Twins who rose to top of drug world eligible for light sentence after informing on drug lord

This undated photo from a wanted poster released by the U.S. Marshals Service shows Pedro Flores. Flores and his twin brother, Margarito Flores, are scheduled to be sentenced Tuesday, Jan, 27, 2015, at federal court in Chicago on drug trafficking charges. The Flores twins cut deals to buy tons of narcotics from Joaquin "El Chapo” Guzman, the head of Mexico’s Sinaloa Cartel in the 2000s, and later cooperated with U.S. investigators. (AP Photo/U.S. Marshals Service) (The Associated Press)

This undated photo from a wanted poster released by the U.S. Marshals Service shows Margarito Flores. Flores and his twin brother, Pedro Flores, are scheduled to be sentenced Tuesday, Jan, 27, 2015, at federal court in Chicago on drug trafficking charges. The Flores twins cut deals to buy tons of narcotics from Joaquin "El Chapo” Guzman, the head of Mexico’s Sinaloa Cartel in the 2000s, and later cooperated with U.S. investigators. (AP Photo/U.S. Marshals Service) (The Associated Press)

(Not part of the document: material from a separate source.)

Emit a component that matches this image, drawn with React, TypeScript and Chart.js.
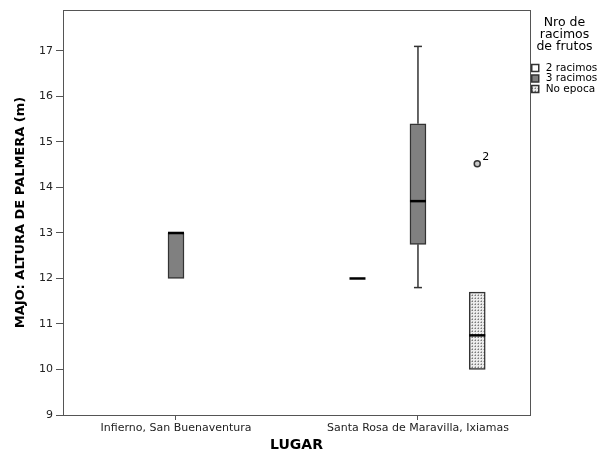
import React, { useEffect, useRef } from 'react';
import { Chart, registerables } from 'chart.js';

Chart.register(...registerables);

// ---- data ----
const categories = ['Infierno, San Buenaventura', 'Santa Rosa de Maravilla, Ixiamas'];
const seriesNames = ['2 racimos', '3 racimos', 'No epoca'];
// five-number summaries per category: [min, q1, median, q3, max]
const stats2Racimos: (number[] | null)[] = [null, [12, 12, 12, 12, 12]];
const stats3Racimos: (number[] | null)[] = [[12, 12, 13, 13, 13], [11.8, 12.75, 13.7, 15.4, 17.1]];
const statsNoEpoca: (number[] | null)[] = [null, [10, 10, 10.75, 11.7, 11.7]];
const outlierSeries = [2];
const outlierCategory = [1];
const outlierValues = [14.52];
const outlierLabels = ['2'];
const yTicks = [9, 10, 11, 12, 13, 14, 15, 16, 17];
const legendTitle = ['Nro de', 'racimos', 'de frutos'];
const xTitle = 'LUGAR';
const yTitle = 'MAJO: ALTURA DE PALMERA (m)';

// ---- layout / style ----
const FONT = "'DejaVu Sans', sans-serif";
const seriesOffset = [-0.25, 0, 0.245];
const allStats = [stats2Racimos, stats3Racimos, statsNoEpoca];
const pos = (ci: number, si: number) => ci + 1 + seriesOffset[si];

function makePattern(): CanvasPattern | string {
  const c = document.createElement('canvas');
  c.width = 3;
  c.height = 3;
  const g = c.getContext('2d');
  if (!g) return '#ddd';
  g.fillStyle = '#ececec';
  g.fillRect(0, 0, 3, 3);
  g.fillStyle = '#7a7a7a';
  g.fillRect(1, 1, 1, 1);
  g.fillStyle = '#b4b4b4';
  g.fillRect(0, 1, 1, 1);
  g.fillRect(1, 0, 1, 1);
  const p = g.createPattern(c, 'repeat');
  return p || '#ddd';
}

const boxDecor = {
  id: 'boxDecor',
  beforeDatasetsDraw(chart: any) {
    const { ctx, chartArea } = chart;
    ctx.save();
    ctx.strokeStyle = '#555';
    ctx.lineWidth = 1;
    ctx.strokeRect(chartArea.left + 0.5, chartArea.top + 0.5, chartArea.right - chartArea.left, chartArea.bottom - chartArea.top);
    ctx.restore();
  },
  afterDatasetsDraw(chart: any) {
    const { ctx } = chart;
    const xs = chart.scales.x;
    const ys = chart.scales.y;
    ctx.save();
    allStats.forEach((st, si) => {
      st.forEach((s, ci) => {
        if (!s) return;
        const px = xs.getPixelForValue(pos(ci, si));
        const [mn, q1, med, q3, mx] = s;
        ctx.strokeStyle = '#333';
        ctx.lineWidth = 1.5;
        const seg = (a: number, b: number) => {
          if (a === b) return;
          ctx.beginPath();
          ctx.moveTo(px, ys.getPixelForValue(a));
          ctx.lineTo(px, ys.getPixelForValue(b));
          ctx.stroke();
          const cy = ys.getPixelForValue(b);
          ctx.beginPath();
          ctx.moveTo(px - 4, cy);
          ctx.lineTo(px + 4, cy);
          ctx.stroke();
        };
        seg(q3, mx);
        seg(q1, mn);
        ctx.strokeStyle = '#000';
        ctx.lineWidth = 2.5;
        const my = ys.getPixelForValue(med);
        ctx.beginPath();
        ctx.moveTo(px - 8, my);
        ctx.lineTo(px + 8, my);
        ctx.stroke();
      });
    });
    const meta = chart.getDatasetMeta(3);
    ctx.fillStyle = '#000';
    ctx.font = `11px ${FONT}`;
    ctx.textBaseline = 'middle';
    ctx.textAlign = 'left';
    meta.data.forEach((pt: any, i: number) => {
      ctx.fillText(outlierLabels[i], pt.x + 5, pt.y - 7);
    });
    ctx.restore();
  },
};

export default function App() {
  const ref = useRef<HTMLCanvasElement | null>(null);
  useEffect(() => {
    if (!ref.current) return;
    const fills = ['#ffffff', '#808080', makePattern()];
    const barSets = allStats.map((st, si) => ({
      type: 'bar' as const,
      label: seriesNames[si],
      data: st
        .map((s, ci) => (s ? { x: pos(ci, si), y: [s[1], s[3]] } : null))
        .filter(Boolean),
      backgroundColor: fills[si],
      borderColor: '#333',
      borderWidth: 1.5,
      borderSkipped: false,
      barThickness: 16,
      grouped: false,
    }));
    const outlierSet = {
      type: 'scatter' as const,
      label: 'outliers',
      data: outlierValues.map((v, i) => ({ x: pos(outlierCategory[i], outlierSeries[i]), y: v })),
      backgroundColor: '#c8c8c8',
      borderColor: '#333',
      borderWidth: 1.5,
      pointRadius: 3,
    };
    const chart = new Chart(ref.current, {
      type: 'bar',
      data: { datasets: [...barSets, outlierSet] as any },
      options: {
        animation: false,
        responsive: false,
        events: [],
        layout: { padding: { top: 10, left: 0, right: 0, bottom: 0 } },
        plugins: {
          tooltip: { enabled: false },
          legend: {
            position: 'right',
            align: 'start',
            maxWidth: 69,
            title: {
              display: true,
              text: legendTitle as any,
              color: '#000',
              font: { family: FONT, size: 12.5, lineHeight: '12px' as any },
              padding: { top: 6, bottom: 34.75 } as any,
            },
            labels: {
              usePointStyle: true,
              pointStyle: 'rect',
              boxWidth: 12,
              boxHeight: 7,
              padding: 0,
              color: '#000',
              font: { family: FONT, size: 10.5 },
              filter: (item: any) => item.datasetIndex < 3,
            },
          },
        },
        scales: {
          x: {
            type: 'linear',
            min: 0.533,
            max: 2.463,
            offset: false,
            afterBuildTicks: (s: any) => {
              s.ticks = categories.map((_, i) => ({ value: i + 1 }));
            },
            afterFit: (s: any) => {
              s.height = 42;
            },
            ticks: {
              callback: (_v: any, i: number) => categories[i],
              maxRotation: 0,
              autoSkip: false,
              color: '#222',
              font: { family: FONT, size: 11 },
              padding: 2,
            },
            grid: { drawOnChartArea: false, tickLength: 5, color: '#555', offset: false },
            border: { color: '#555' },
            title: {
              display: true,
              text: xTitle,
              color: '#000',
              font: { family: FONT, size: 14, weight: 'bold' },
              padding: { top: 0, bottom: 3.6 },
            },
          },
          y: {
            min: 9,
            max: 17.9,
            afterBuildTicks: (s: any) => {
              s.ticks = yTicks.map((v) => ({ value: v }));
            },
            afterFit: (s: any) => {
              s.width = 63;
            },
            ticks: {
              color: '#222',
              font: { family: FONT, size: 11 },
              padding: 3,
            },
            grid: { drawOnChartArea: false, tickLength: 7, color: '#555' },
            border: { color: '#555' },
            title: {
              display: true,
              text: yTitle,
              color: '#000',
              font: { family: FONT, size: 13, weight: 'bold' },
              padding: { top: 13, bottom: 0 },
            },
          },
        },
      },
      plugins: [boxDecor],
    });
    return () => chart.destroy();
  }, []);
  return (
    <div style={{ position: 'fixed', left: 0, top: 0, width: 599, height: 457, background: '#fff' }}>
      <canvas ref={ref} width={599} height={457} />
    </div>
  );
}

FILE - In this Feb. 22, 2014, file photo, Joaquin "El Chapo" Guzman, the head of Mexico’s Sinaloa Cartel, is escorted to a helicopter in Mexico City following his capture overnight in the beach resort town of Mazatlan. Identical twins Pedro and Margarito Flores of Chicago, who went from middling Chicago drug dealers to partners of Guzman, building a nearly $2 billion trafficking franchise that spanned much of North America, are scheduled to be sentenced at federal court in Chicago, Tuesday, Jan. 27, 2015. The twins cut deals to buy tons of narcotics from Guzman in the 2000s and later began cooperating with U.S. investigators. (AP Photo/Eduardo Verdugo, File) (The Associated Press)

Twin brothers who partnered with Mexico's most notorious cartel kingpin to build a nearly $2 billion North American drug ring will be sentenced Tuesday in Chicago.

Anyone convicted of trafficking a fraction as much cocaine and heroin as 33-year-old Pedro and Margarito Flores could normally expect to get life in prison.

But the twin's cooperation led to indictments of Joaquin "El Chapo" Guzman and 50 others. So prosecutors are asking for a remarkably lenient term — around 10 years.

Prosecutors portray the brothers as among the most valuable drug traffickers who ever became informants.

Drug-world figures weighed in on the twins' importance in own their way. Prosecutors say they killed the twins' father in Mexico after word spread that they had spilled secrets to authorities.